Sam Rockwell is Sam Bell (must have been confusing), the sole worker on a large lunar mining facility that churns up Helium-3 from moon rocks and sends the gas to Earth, to be used as a source of clean, cheap energy. He’s been up there for three long, lonely years and is about to be sent home, but when looking after one of the massive machines that churns the satellite’s surface, he crashes his rover and loses consciousness. He comes to in the medical bay, with no clear idea of how he got there. When he goes out again to the crashed rover, he finds... himself, barely alive. The two Sams aren’t quite the same, but neither of them knows which one is really supposed to be there.
And I think I’ll stop there; it’s hard to know just how much is spoiling the plot, because the way this unfolds is very gradual and strangely logical. It’s not the kind of thriller that arbitrarily twists things for shock value and ceases to make sense the instant you leave the theater; the apparent inconsistencies of the story start to work themselves out, and become part of the answer. The answer isn’t the end of the story, either, as there’s still at least one man to deal with, and the company has decided to send a rescue team to help repair the damaged equipment, and they won’t be too happy seeing two Sams walking around.
Needless to say, this is Rockwell’s picture- he has to not only carry the entire film, but do so twice. He does an excellent job, particularly in differentiating between the mannerisms of the two Sams, showing how they’ve been differently affected by their situation. You always know which is which, quite an accomplishment. (The effects putting them both on screen almost seem to get better as the film goes on- at first they’re rarely in the same shot, but then it becomes commonplace.) There are other actors, but seen only in transmissions from Earth. Kevin Spacey provides the voice of GERTY, a robotic waldo system that assists Sam, and amusingly “emotes” via a smiley face on his monitor; it’s a nice twist on the old HAL 9000 bit, and the character becomes fairly sympathetic. Seeing DARKPLACE’s Matt Berry in a serious role is disarming, though.

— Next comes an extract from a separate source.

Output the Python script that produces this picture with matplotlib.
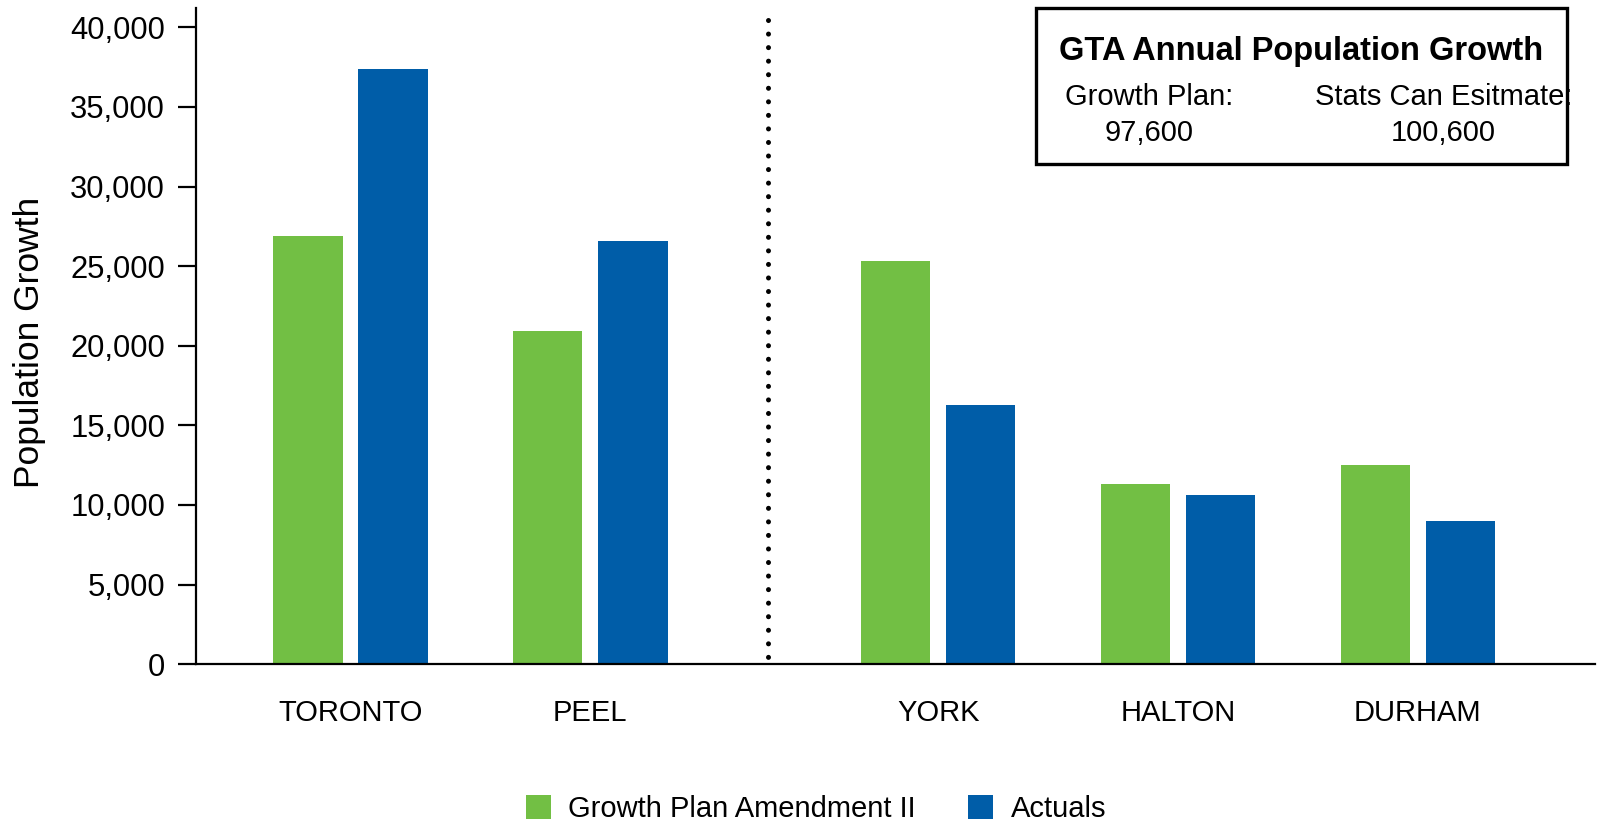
import matplotlib.pyplot as plt
from matplotlib.patches import Rectangle
from matplotlib.ticker import FuncFormatter

plt.rcParams['font.family'] = ['Liberation Sans', 'DejaVu Sans']

# GTA population growth by region
regions = ['TORONTO', 'PEEL', 'YORK', 'HALTON', 'DURHAM']
positions = [0, 1, 2.45, 3.45, 4.45]   # gap after PEEL for the 416 / 905 split
growth_plan = [26900, 20900, 25300, 11300, 12500]
actuals = [37400, 26600, 16300, 10600, 9000]

total_plan = '97,600'
total_statscan = '100,600'

green = '#72BF44'
blue = '#005DA8'

fig = plt.figure(figsize=(15.97, 8.24), dpi=100)
ax = fig.add_axes([0.1225, 0.194, 0.8762, 0.796])

w = 0.29
off = 0.1775
ax.bar([p - off for p in positions], growth_plan, width=w, color=green,
       label='Growth Plan Amendment II')
ax.bar([p + off for p in positions], actuals, width=w, color=blue,
       label='Actuals')

# dotted divider between Toronto/Peel and the rest (drawn top-down so a dot sits at the top)
ax.plot([1.74, 1.74], [40450, 0], color='black', lw=3.6,
        linestyle=(0, (0.01, 2.7)), dash_capstyle='round')

ax.set_xlim(-0.645, 5.188)
ax.set_ylim(0, 41200)
ax.set_yticks(range(0, 40001, 5000))
ax.yaxis.set_major_formatter(FuncFormatter(lambda v, _: f'{int(v):,}'))
ax.set_xticks(positions)
ax.set_xticklabels(regions)

for s in ['top', 'right']:
    ax.spines[s].set_visible(False)
for s in ['left', 'bottom']:
    ax.spines[s].set_linewidth(1.6)

ax.tick_params(axis='y', length=13, width=1.6, pad=9, labelsize=22.3)
ax.tick_params(axis='x', length=0, pad=25, labelsize=21)

ax.set_ylabel('Population Growth', fontsize=25.5)
ax.yaxis.set_label_coords(-0.107, 0.49)

# summary box, top right
fig.patches.append(Rectangle((0.6486, 0.801), 0.9810 - 0.6486, 0.990 - 0.801,
                             transform=fig.transFigure, fill=False,
                             edgecolor='black', lw=2.4))
fig.text(0.815, 0.938, 'GTA Annual Population Growth', ha='center', va='center',
         fontsize=23.5, fontweight='bold')
fig.text(0.7194, 0.882, 'Growth Plan:', ha='center', va='center', fontsize=21)
fig.text(0.7194, 0.839, total_plan, ha='center', va='center', fontsize=21)
fig.text(0.904, 0.882, 'Stats Can Esitmate:', ha='center', va='center', fontsize=21)
fig.text(0.904, 0.839, total_statscan, ha='center', va='center', fontsize=21)

fig.legend(loc='center', bbox_to_anchor=(0.511, 0.018), ncol=2, frameon=False,
           fontsize=21, handlelength=0.85, handleheight=0.85,
           handletextpad=0.6, columnspacing=1.8, borderaxespad=0)

fig.savefig('out.png', dpi=100)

For a low budget picture, the film looks great; the visual style is obviously hearkening back to 2001 and ALIEN, and at times the sets seem almost too similar, but the chunky aesthetic is downright comforting at times. It keeps the action grounded, and the effects work is strong. At times the miniatures do betray their scale, but it’s an odd thing to evaluate, because the moon does have low gravity and seemingly heavy objects are going to sort of rattle and bounce.
The story inevitably drags just a little once the major revelations have been made; other elements fall into place, but a lack of urgency hangs over the proceedings for a short time. Fortunately, it ramps up to an excellent climax, one which treats the characters as more important than another twist or some grand philosophical point.
MOON’s a great picture, an attempt at small-scale sci-fi that, though it continues in the dark, low-color, and somewhat male-centric tradition of other art-house sf productions, works enough on those terms to make them unobtrusive. The film’s doing a slow rollout, so keep an ear to the ground, because it deserves to do well. It’s a pleasant little surprise in between blockbusters.